WOKK
- Meridian, Mississippi; United States;
- Frequency: 97.1 MHz
- Branding: 97 OKK

Programming
- Format: Country

Ownership
- Owner: Mississippi Broadcasters, LLC
- Sister stations: WUCL; WJDQ; WZKS; WMOG;

History
- First air date: 1970
- Former call signs: WALT (1970–1982)

Technical information
- Licensing authority: FCC
- Facility ID: 48635
- Class: C1
- ERP: 100,000 watts
- HAAT: 183 meters (600 ft)
- Transmitter coordinates: 32°19′30″N 88°41′17″W﻿ / ﻿32.32500°N 88.68806°W

Links
- Public license information: Public file; LMS;
- Webcast: Listen live
- Website: www.wokk.com

= WOKK =

WOKK (97.1 FM, "97 OKK") is a country music-formatted radio station broadcasting in the Meridian, Mississippi, Arbitron market.
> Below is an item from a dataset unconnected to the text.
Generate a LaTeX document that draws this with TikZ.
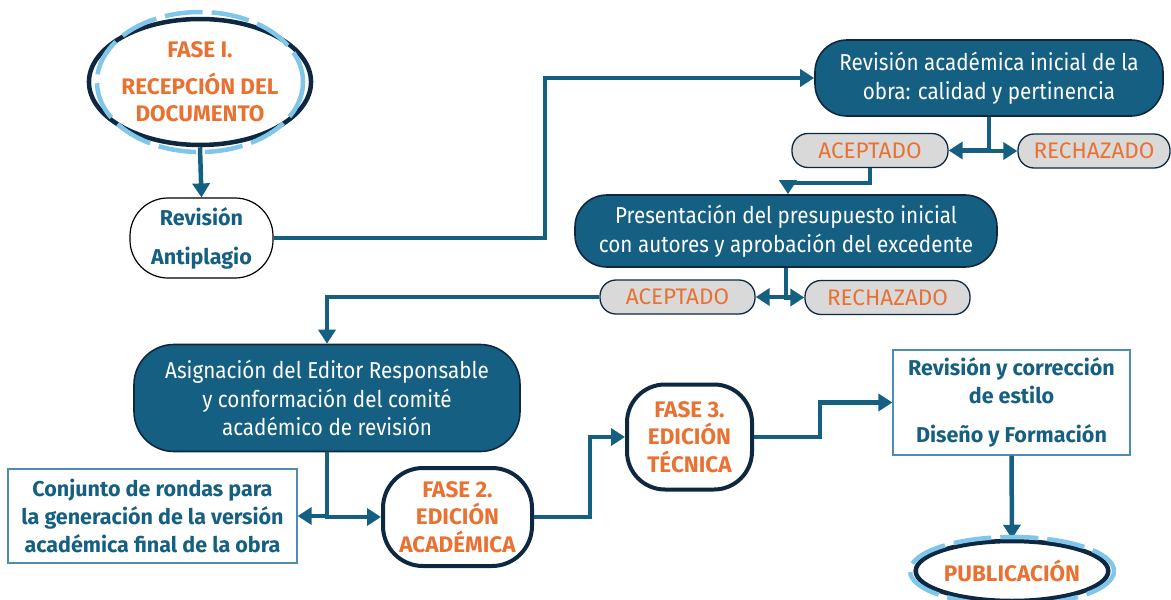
\documentclass[tikz,border=0pt]{standalone}
\usepackage{fontspec}
\setmainfont{Fira Sans}
\newfontfamily\cond[FakeStretch=0.9]{Fira Sans}
\usetikzlibrary{arrows.meta,shapes.geometric}
\definecolor{teal1}{HTML}{156082}
\definecolor{navy}{HTML}{0E2841}
\definecolor{orange1}{HTML}{E97132}
\definecolor{ringblue}{HTML}{80C6EA}
\definecolor{gray1}{HTML}{D9D9D9}
\definecolor{thinteal}{HTML}{4E8DB0}
\begin{document}
\begin{tikzpicture}[x=1pt,y=-1pt,
 darkbox/.style={draw=navy,line width=1.6pt,fill=teal1,text=white,font=\cond\fontsize{23}{28.5}\selectfont,align=center,inner sep=0pt},
 pill/.style={draw=navy,line width=1.3pt,fill=gray1,text=orange1,font=\fontsize{22.5}{24}\selectfont,rounded corners=16pt,inner sep=0pt,minimum height=34pt},
 phase/.style={draw=navy,line width=4pt,fill=white,text=orange1,font=\bfseries\fontsize{22.5}{27.5}\selectfont,align=center,inner sep=0pt},
 tealtxt/.style={text=teal1,font=\bfseries\fontsize{21.5}{28}\selectfont,align=center,inner sep=0pt},
 arr/.style={draw=teal1,line width=4.5pt,-{Triangle[length=14pt,width=17pt]}},
 ring/.style={draw=ringblue,line width=4.5pt,dash pattern=on 38pt off 9pt},
]
\useasboundingbox (0,0) rectangle (1171,600);

% nodes
\node[phase,ellipse,line width=4.5pt,minimum width=184pt,minimum height=126pt] (f1) at (200,82) {FASE I.\\[9pt]RECEPCIÓN DEL\\DOCUMENTO};
\draw[ring] (f1.center) ellipse [x radius=103, y radius=70];

\node[draw=black,line width=1.2pt,fill=white,rounded corners=38pt,minimum width=143pt,minimum height=80pt,tealtxt,font=\bfseries\fontsize{21.5}{39}\selectfont] (anti) at (201.5,238) {Revisión\\Antiplagio};

\node[darkbox,rounded corners=32pt,minimum width=348pt,minimum height=76pt] (rev) at (989,78) {Revisión académica inicial de la\\obra: calidad y pertinencia};

\node[pill,minimum width=156pt] (ac1) at (870,150.5) {ACEPTADO};
\node[pill,minimum width=152pt] (re1) at (1094,151) {RECHAZADO};

\node[darkbox,rounded corners=32pt,minimum width=422pt,minimum height=72pt] (pres) at (786,231) {Presentación del presupuesto inicial\\con autores y aprobación del excedente};

\node[pill,minimum width=155pt] (ac2) at (677.5,297) {ACEPTADO};
\node[pill,minimum width=165pt] (re2) at (887.5,297.5) {RECHAZADO};

\node[darkbox,rounded corners=40pt,minimum width=386pt,minimum height=107pt] (asig) at (327,398) {Asignación del Editor Responsable\\y conformación del comité\\académico de revisión};

\node[draw=thinteal,line width=1.2pt,fill=white,minimum width=289pt,minimum height=94pt,tealtxt] (conj) at (152.5,516) {Conjunto de rondas para\\la generación de la versión\\académica final de la obra};

\node[phase,rounded corners=40pt,minimum width=149pt,minimum height=98pt] (f2) at (457.5,517) {FASE 2.\\EDICIÓN\\ACADÉMICA};

\node[phase,rounded corners=38pt,minimum width=125pt,minimum height=105pt] (f3) at (689.5,437) {FASE 3.\\EDICIÓN\\TÉCNICA};

\node[draw=thinteal,line width=1.2pt,fill=white,minimum width=237pt,minimum height=105pt,tealtxt] (rcs) at (1011.5,402.5) {Revisión y corrección\\de estilo\\[11pt]Diseño y Formación};

\node[phase,ellipse,line width=4.5pt,minimum width=190pt,minimum height=60pt] (pub) at (1012,571) {PUBLICACIÓN};

% connectors
\coordinate (j1) at (545,0);
\coordinate (j2) at (788,183);
\coordinate (j4) at (590,0);
\coordinate (j5) at (820,0);

\draw[arr] (f1.south) -- (anti.north);
\draw[arr] (anti.east) -| (j1 |- rev.west) -- (rev.west);
\draw[arr] (rev.south) |- (ac1.east);
\draw[arr] (rev.south) |- (re1.west);
\draw[arr] (ac1.south) |- (j2) -- (j2 |- pres.north);
\draw[arr] (pres.south) |- (ac2.east);
\draw[arr] (pres.south) |- (re2.west);
\draw[arr] (ac2.west) -| (asig.north);
\draw[arr] (asig.south) |- (conj.east);
\draw[arr] (asig.south) |- (f2.west);
\draw[arr] (f2.east) -| (j4 |- f3.west) -- (f3.west);
\draw[arr] (f3.east) -| (j5 |- rcs.west) -- (rcs.west);
\draw[arr] (rcs.south) -- (pub.north);

\draw[ring] (pub.center) ellipse [x radius=102, y radius=34];
\end{tikzpicture}
\end{document}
Owned by Mississippi Broadcasters, Inc., its transmitter is located on Mississippi Highway 145 south of Meridian. From 1970 to 1983, the callsign was WALT and until 1981 was formatted as a top-40 station. The growth of competitor WJDQ "Q-101" prompted WALT to adopt an easy-listening format, much to the chagrin of its listeners. But the format change was short-lived. In 1983 the station swapped with WOKK (AM 910) and adopted the WOKK country format. Since the swap, WOKK 97.1 has been one of the most listened-to stations in the area.

WOKK is part of the Alert FM digital-alert and messaging system for Lauderdale County first responders.